UU Keimigrasian, Angin Segar dari Senayan
Kolom

UU Keimigrasian, Angin Segar dari Senayan

Perubahan positif dalam UU Keimigrasian bukan merupakan inisiatif Pemerintah, melainkan hasil sebuah proses politik.

Bacaan 2 Menit

 

Dialog intensif dan mesra antar pemimpin kedua negara sejak bulan Maret tahun lalu, telah mendorong Pemerintah Indonesia, dalam hal ini Kementerian Hukum dan HAM, untuk segera merampungkan revisi UU Keimigrasian yang baru. Di samping isu keamanaan regional tersebut, sebenarnya juga terdapat isu institusional yang didorong dari dalam Ditjen Imigrasi sendiri, yaitu apa yang kemudian muncul dalam UU Keimigrasian sebagai sistem informasi dan manajemen keimigrasian.

 

Menurut hemat penulis, akar permasalahan tersebut bukan hanya terkait permasalahan keimigrasian saja. Rivalitas antara institusi Kepolisian dengan Ditjen Imigrasi terkait pengawasan orang asing, misalnya, bisa saja dibandingkan dengan rivalitas antara BPN dengan Departemen Kehutanan terkait penentuan status tanah. Ada benturan kewenangan antar dua lembaga yang harus diselesaikan dengan sebuah peraturan yang akan mengikat keduanya. Permasalahan kelembagaan ini mungkin bisa jadi cerita tersendiri lain waktu.

 

Pendeknya, diuntungkan oleh dibukanya kembali proses pembahasan RUU Imigrasi ini, barulah organisasi-organisasi keluarga perkawinan campuran di Indonesia melihat adanya peluang untuk memperjuangkan kepentingan mereka.

 

Tidak banyak tersentuh oleh perdebatan akademis ataupun praktik hukum di Indonesia, UU No 9/1992 tentang Keimigrasian meninggalkan permasalahan pengaturan yang (kemudian) berbenturan dengan semangat reformasi yang lahir sesudahnya.
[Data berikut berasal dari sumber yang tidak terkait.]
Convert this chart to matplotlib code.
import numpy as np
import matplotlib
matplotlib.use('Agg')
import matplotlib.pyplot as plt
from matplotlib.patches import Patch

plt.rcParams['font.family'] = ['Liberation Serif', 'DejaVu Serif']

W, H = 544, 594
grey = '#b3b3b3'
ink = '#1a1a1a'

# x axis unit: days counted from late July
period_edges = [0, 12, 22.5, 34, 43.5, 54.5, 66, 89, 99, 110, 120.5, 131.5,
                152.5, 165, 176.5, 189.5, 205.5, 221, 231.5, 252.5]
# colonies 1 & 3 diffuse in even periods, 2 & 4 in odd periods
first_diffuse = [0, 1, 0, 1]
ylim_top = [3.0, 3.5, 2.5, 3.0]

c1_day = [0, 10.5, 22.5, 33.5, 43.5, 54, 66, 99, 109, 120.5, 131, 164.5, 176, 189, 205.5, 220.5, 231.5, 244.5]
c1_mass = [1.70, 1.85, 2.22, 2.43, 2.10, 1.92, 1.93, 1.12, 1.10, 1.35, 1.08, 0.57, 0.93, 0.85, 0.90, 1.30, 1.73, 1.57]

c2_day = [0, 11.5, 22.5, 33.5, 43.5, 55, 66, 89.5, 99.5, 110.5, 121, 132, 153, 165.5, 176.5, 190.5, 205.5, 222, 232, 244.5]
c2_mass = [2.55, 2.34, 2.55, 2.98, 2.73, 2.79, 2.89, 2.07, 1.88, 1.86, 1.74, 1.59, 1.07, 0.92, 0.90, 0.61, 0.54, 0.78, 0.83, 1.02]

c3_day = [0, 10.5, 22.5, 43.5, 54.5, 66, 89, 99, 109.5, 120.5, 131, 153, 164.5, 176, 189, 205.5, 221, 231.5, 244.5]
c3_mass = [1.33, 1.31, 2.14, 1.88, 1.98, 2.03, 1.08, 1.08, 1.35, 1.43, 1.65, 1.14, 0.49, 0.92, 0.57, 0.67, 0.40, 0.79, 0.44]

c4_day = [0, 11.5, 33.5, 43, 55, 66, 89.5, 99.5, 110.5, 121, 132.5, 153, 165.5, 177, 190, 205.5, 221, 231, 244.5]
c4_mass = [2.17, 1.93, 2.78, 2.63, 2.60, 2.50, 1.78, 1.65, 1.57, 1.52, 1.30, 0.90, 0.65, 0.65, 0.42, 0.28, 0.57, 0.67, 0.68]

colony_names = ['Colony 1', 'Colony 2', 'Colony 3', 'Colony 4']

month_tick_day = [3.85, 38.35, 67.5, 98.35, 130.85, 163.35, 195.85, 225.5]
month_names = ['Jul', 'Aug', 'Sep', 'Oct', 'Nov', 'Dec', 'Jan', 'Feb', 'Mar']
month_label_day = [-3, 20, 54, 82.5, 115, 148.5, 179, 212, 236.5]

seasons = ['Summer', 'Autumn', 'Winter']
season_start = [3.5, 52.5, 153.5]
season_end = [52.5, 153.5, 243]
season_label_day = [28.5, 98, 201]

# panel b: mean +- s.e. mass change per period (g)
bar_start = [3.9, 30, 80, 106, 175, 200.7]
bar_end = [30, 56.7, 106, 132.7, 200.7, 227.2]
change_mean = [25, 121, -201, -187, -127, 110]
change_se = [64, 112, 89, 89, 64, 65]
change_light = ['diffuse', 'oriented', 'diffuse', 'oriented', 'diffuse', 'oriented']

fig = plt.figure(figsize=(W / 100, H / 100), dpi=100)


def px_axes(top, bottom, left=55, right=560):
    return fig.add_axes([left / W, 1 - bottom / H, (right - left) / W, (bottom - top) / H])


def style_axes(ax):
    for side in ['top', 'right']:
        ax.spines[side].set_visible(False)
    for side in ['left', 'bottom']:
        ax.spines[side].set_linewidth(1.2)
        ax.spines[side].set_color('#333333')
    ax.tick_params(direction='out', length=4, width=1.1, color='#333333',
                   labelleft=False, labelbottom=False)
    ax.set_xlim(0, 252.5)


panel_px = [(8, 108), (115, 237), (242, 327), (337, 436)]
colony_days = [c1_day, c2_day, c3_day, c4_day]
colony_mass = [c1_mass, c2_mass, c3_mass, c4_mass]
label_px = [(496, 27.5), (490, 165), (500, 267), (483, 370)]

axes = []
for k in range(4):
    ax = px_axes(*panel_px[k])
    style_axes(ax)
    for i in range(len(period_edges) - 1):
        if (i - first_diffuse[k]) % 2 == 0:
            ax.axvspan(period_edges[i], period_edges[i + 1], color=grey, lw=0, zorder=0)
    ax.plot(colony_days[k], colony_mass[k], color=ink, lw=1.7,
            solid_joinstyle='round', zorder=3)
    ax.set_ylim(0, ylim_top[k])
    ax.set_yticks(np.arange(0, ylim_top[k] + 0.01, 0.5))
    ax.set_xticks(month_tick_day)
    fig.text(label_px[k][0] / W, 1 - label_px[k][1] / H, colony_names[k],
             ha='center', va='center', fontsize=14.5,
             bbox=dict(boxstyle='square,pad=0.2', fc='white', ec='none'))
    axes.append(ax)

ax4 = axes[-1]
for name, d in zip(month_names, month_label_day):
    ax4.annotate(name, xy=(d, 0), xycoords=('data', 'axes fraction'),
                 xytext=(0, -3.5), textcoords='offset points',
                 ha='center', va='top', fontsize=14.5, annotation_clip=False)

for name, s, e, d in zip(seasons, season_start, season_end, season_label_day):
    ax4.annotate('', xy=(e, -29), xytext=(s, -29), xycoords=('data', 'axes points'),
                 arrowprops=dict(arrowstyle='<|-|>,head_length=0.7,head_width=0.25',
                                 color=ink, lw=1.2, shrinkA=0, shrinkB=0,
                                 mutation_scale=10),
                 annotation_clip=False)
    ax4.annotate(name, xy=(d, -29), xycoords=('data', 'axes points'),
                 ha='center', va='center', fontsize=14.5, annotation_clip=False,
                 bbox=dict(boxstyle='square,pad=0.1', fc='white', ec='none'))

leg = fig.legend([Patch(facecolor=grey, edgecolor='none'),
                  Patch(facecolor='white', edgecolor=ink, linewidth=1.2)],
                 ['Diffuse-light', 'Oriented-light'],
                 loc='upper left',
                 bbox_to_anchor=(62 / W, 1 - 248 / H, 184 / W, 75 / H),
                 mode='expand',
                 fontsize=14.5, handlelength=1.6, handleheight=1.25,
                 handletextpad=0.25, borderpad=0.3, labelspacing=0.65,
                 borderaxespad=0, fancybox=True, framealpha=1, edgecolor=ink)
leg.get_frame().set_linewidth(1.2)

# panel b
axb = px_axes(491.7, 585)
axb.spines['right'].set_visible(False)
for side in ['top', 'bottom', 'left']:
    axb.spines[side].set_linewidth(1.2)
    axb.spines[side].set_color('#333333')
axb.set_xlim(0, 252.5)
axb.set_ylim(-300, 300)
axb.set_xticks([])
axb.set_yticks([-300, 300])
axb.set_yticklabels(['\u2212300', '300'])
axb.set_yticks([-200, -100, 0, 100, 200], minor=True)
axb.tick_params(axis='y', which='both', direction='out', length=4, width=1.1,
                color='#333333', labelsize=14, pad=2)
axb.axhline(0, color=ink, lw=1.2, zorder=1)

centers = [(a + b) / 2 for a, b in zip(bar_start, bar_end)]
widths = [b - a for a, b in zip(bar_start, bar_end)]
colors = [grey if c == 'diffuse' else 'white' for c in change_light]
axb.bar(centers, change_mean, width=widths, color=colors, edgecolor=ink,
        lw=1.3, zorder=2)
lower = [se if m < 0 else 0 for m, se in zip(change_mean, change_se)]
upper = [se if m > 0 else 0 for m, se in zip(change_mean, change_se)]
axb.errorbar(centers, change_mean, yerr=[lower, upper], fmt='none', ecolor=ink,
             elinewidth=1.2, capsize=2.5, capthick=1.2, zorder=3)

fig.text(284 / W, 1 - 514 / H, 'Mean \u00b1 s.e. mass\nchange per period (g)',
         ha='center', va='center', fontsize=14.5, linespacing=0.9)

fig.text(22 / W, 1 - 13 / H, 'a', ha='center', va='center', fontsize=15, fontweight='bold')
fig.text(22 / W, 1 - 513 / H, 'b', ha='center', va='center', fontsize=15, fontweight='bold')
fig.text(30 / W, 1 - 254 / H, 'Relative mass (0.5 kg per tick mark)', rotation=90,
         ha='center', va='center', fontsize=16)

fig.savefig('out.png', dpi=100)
Pasal 8 UU No 10/2004 tentang Pembentukan Peraturan Perundang-undangan telah jelas menyebutkan bahwa aturan yang terkait dengan (pembatasan) hak dasar, harus diatur dalam undang-undang. Begitu pula halnya dengan aturan mengenai visa atau izin tinggal yang membatasi hak seseorang untuk berpindah atau menetap.

 

Terkait hal tersebut, UU No 9/1992 ternyata tidak mengaturnya secara tegas, dan membuka ruang delegasi yang sangat besar pada level peraturan di bawahnya. Akibatnya, pengaturan terkait visa dan izin tinggal yang jelas mengakibatkan pembatasan hak dasar seseorang hanya diatur dalam peraturan-peraturan di bawahnya. Presiden, atau bahkan Menteri, dapat mengeluarkan peraturan yang membatasi hak dasar seseorang.

 

Prinsip demokrasi berangkat dari asumsi bahwa kekuasaan tertinggi ada di tangan rakyat yang juga berarti bahwa dalam suatu sistem pemerintahan yang demokratis, posisi setiap orang seharusnya diasumsikan setara. Yang bisa mengatur rakyat dengan membatasi atau mengurangi hak mereka pada dasarnya adalah mereka sendiri. Karenanya pula, parlemen (lembaga perwakilan rakyat) dalam suatu pemerintahan yang demokratis memegang posisi kunci dalam penentuan kebijakan. Setidaknya, dalam asumsi paling ideal, mereka yang duduk dalam lembaga perwakilan rakyat itulah para wakil seluruh rakyat Indonesia.

 

Hal ini berarti, prinsip pengaturan yang secara hukum dituangkan ke dalam Pasal 8 UU No 10/2004 tersebut, merupakan aspek fundamental dalam demokrasi. Diikuti atau tidaknya aturan tersebut, nantinya akan menentukan berjalan atau tidaknya negara hukum. Dan ini sebenarnya bukan permasalahan yang hanya ditemui dalam UU No 9/1992 saja.